• _MATERIAL SUPPLIED_
————————
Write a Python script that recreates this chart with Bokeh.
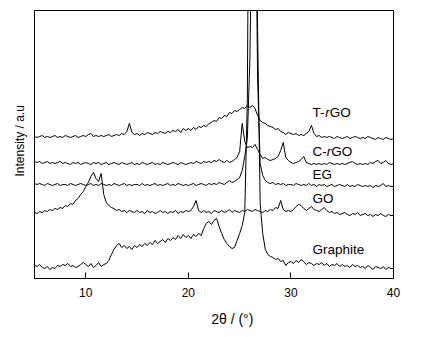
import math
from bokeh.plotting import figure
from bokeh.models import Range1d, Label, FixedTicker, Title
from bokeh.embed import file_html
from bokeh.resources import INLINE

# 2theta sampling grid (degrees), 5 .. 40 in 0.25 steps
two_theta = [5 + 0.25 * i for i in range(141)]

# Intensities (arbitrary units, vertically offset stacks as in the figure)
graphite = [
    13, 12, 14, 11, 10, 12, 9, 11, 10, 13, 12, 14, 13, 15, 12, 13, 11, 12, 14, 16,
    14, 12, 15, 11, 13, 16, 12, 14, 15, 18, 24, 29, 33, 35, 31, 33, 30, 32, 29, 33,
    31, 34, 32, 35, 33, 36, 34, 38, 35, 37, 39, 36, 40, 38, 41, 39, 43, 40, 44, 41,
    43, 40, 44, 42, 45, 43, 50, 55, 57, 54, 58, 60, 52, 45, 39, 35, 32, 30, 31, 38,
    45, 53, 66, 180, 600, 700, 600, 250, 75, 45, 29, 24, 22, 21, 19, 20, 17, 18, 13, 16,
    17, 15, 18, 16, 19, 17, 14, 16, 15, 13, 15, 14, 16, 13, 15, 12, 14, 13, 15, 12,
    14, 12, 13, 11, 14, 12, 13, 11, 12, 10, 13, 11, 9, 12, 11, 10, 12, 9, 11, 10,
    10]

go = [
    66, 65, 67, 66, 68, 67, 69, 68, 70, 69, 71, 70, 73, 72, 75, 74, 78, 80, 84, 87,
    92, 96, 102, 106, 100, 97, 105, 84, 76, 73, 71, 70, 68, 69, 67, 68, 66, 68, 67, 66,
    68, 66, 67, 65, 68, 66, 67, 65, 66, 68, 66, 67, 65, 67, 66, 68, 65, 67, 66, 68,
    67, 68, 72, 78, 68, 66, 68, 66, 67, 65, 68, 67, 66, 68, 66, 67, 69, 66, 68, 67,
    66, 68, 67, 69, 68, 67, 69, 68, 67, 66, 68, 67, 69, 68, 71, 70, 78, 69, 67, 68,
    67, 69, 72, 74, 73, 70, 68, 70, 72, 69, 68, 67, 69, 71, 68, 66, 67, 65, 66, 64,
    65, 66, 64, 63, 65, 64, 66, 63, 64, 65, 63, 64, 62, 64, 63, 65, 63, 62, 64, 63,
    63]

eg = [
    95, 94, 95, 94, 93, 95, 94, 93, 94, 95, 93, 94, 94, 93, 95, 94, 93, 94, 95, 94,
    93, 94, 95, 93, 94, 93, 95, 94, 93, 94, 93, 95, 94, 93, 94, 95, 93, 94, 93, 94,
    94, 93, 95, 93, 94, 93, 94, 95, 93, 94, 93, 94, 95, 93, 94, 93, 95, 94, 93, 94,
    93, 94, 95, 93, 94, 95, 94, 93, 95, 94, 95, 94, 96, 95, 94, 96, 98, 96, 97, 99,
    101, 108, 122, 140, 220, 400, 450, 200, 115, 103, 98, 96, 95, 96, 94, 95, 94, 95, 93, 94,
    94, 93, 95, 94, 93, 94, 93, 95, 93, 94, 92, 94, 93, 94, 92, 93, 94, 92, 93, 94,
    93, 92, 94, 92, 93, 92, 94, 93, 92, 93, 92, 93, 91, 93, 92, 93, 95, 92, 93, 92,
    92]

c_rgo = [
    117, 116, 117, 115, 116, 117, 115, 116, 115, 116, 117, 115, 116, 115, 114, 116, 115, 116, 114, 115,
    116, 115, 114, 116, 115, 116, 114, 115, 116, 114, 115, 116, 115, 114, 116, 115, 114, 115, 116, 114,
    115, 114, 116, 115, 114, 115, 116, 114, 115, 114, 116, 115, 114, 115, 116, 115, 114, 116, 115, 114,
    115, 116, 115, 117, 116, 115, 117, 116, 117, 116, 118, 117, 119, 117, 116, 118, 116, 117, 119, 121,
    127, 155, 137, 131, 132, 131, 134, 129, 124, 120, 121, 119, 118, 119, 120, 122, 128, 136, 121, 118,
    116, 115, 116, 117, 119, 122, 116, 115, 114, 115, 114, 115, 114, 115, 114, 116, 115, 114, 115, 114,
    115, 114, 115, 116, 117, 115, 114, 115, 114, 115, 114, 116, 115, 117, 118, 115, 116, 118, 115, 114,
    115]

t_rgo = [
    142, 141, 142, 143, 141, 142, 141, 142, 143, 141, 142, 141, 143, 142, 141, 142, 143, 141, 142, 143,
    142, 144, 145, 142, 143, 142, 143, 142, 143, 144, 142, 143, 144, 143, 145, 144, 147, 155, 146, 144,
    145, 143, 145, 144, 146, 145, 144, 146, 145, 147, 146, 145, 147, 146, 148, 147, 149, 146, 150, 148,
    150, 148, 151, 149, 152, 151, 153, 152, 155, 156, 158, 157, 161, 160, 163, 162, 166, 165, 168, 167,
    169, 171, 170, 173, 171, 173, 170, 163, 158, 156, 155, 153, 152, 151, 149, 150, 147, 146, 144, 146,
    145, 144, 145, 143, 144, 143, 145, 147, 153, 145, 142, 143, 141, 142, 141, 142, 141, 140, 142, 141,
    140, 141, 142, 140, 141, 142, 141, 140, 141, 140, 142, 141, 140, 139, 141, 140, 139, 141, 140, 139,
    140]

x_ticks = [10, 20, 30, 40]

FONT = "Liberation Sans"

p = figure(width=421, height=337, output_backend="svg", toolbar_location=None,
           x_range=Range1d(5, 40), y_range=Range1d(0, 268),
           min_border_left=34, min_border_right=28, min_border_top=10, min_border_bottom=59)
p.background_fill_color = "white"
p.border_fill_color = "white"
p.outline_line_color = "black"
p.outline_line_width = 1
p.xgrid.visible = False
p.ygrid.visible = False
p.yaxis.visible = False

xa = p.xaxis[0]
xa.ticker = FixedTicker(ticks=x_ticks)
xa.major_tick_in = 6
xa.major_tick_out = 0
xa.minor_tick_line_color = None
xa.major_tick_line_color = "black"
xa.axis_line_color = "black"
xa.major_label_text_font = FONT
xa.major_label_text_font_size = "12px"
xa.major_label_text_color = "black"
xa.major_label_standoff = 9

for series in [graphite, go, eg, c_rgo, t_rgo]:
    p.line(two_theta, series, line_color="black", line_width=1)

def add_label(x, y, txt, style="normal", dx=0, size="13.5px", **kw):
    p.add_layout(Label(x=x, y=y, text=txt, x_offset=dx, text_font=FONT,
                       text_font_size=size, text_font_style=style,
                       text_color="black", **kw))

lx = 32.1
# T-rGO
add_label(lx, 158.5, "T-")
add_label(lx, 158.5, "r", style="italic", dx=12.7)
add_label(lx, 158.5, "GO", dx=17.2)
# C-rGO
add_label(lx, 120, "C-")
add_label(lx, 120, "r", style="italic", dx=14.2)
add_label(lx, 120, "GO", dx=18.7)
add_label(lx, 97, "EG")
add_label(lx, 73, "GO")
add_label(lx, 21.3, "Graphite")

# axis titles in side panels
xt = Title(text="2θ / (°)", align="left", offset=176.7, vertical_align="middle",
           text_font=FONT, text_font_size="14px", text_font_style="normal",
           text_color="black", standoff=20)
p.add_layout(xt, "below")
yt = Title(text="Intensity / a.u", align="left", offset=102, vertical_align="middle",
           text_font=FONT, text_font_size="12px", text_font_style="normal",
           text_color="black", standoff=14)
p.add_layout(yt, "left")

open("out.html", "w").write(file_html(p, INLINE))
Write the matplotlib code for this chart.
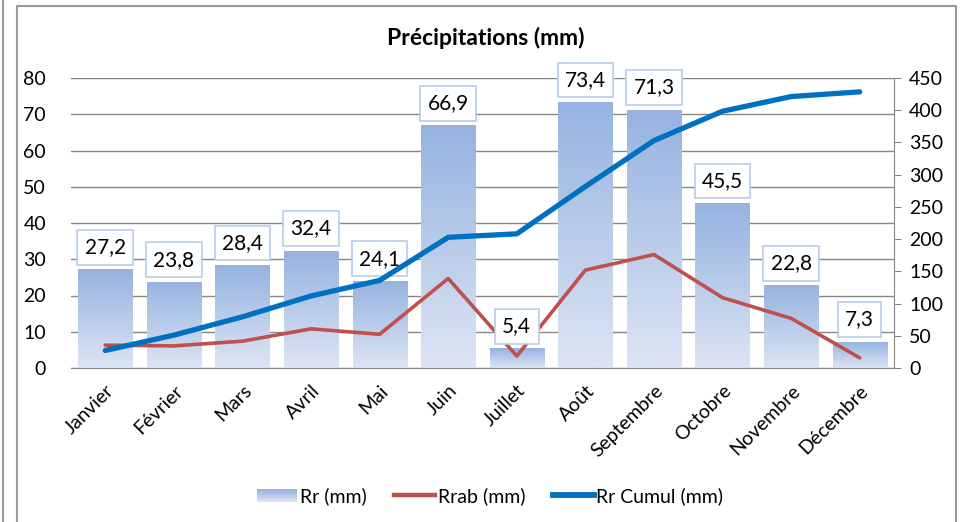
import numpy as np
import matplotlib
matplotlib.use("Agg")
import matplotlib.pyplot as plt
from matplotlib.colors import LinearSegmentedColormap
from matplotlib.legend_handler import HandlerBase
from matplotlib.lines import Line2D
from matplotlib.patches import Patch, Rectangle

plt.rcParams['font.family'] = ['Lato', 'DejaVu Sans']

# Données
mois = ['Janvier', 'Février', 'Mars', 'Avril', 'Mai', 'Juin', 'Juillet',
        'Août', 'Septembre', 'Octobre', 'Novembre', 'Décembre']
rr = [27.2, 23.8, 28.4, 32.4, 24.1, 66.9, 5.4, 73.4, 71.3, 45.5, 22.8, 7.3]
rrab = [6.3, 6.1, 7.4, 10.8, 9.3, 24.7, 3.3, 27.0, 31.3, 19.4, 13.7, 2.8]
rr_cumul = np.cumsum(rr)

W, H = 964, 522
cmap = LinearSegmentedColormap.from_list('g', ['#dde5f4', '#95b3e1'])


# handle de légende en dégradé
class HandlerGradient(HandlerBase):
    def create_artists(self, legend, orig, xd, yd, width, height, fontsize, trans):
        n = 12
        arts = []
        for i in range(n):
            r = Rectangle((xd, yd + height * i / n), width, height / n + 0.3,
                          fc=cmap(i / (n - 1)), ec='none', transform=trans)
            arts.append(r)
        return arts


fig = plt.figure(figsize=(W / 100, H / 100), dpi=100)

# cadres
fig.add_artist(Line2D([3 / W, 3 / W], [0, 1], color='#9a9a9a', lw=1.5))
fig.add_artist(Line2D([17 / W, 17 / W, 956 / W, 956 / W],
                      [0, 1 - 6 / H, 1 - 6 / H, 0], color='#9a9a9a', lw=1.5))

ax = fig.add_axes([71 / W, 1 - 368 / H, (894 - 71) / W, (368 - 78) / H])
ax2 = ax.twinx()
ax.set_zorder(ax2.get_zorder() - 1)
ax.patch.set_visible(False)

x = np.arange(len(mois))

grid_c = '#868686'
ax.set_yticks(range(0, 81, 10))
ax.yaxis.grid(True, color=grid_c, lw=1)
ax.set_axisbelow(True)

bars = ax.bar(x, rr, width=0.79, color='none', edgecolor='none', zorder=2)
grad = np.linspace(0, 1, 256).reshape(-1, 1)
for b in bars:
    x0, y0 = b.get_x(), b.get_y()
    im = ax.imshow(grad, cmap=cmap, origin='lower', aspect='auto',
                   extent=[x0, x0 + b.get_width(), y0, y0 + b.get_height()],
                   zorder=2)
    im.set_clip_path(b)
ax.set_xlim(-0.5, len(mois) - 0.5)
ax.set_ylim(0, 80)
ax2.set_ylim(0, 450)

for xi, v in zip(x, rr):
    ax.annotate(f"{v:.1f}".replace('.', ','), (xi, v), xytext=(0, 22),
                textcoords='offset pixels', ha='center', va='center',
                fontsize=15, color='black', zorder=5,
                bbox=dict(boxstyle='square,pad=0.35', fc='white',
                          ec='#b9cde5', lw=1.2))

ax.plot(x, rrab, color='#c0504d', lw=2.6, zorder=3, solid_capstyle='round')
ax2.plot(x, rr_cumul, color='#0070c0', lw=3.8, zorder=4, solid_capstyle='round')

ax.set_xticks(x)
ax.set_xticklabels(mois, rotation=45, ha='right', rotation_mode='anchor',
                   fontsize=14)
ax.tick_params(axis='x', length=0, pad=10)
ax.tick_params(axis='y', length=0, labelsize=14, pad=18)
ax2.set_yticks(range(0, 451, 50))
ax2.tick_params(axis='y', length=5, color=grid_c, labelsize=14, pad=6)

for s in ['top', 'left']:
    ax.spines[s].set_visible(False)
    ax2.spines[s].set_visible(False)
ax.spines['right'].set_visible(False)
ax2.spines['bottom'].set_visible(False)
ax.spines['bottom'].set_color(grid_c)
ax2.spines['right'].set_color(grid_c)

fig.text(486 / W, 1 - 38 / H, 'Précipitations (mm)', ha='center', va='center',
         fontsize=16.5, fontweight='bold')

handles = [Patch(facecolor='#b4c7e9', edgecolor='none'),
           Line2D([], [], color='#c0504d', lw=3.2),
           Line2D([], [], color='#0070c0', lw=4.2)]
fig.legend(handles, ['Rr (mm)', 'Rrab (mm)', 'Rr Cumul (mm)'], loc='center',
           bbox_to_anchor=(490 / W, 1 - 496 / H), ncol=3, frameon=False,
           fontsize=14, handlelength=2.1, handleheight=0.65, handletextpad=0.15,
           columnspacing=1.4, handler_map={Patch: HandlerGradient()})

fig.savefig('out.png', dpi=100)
————————
• _DO THIS_
Restate only the lines running from the start of the material above through the line containing "two_theta = [5", ends included. No pictures.

• _RESPONSE FOR THIS EXERCISE_
Write a Python script that recreates this chart with Bokeh.
import math
from bokeh.plotting import figure
from bokeh.models import Range1d, Label, FixedTicker, Title
from bokeh.embed import file_html
from bokeh.resources import INLINE

# 2theta sampling grid (degrees), 5 .. 40 in 0.25 steps
two_theta = [5 + 0.25 * i for i in range(141)]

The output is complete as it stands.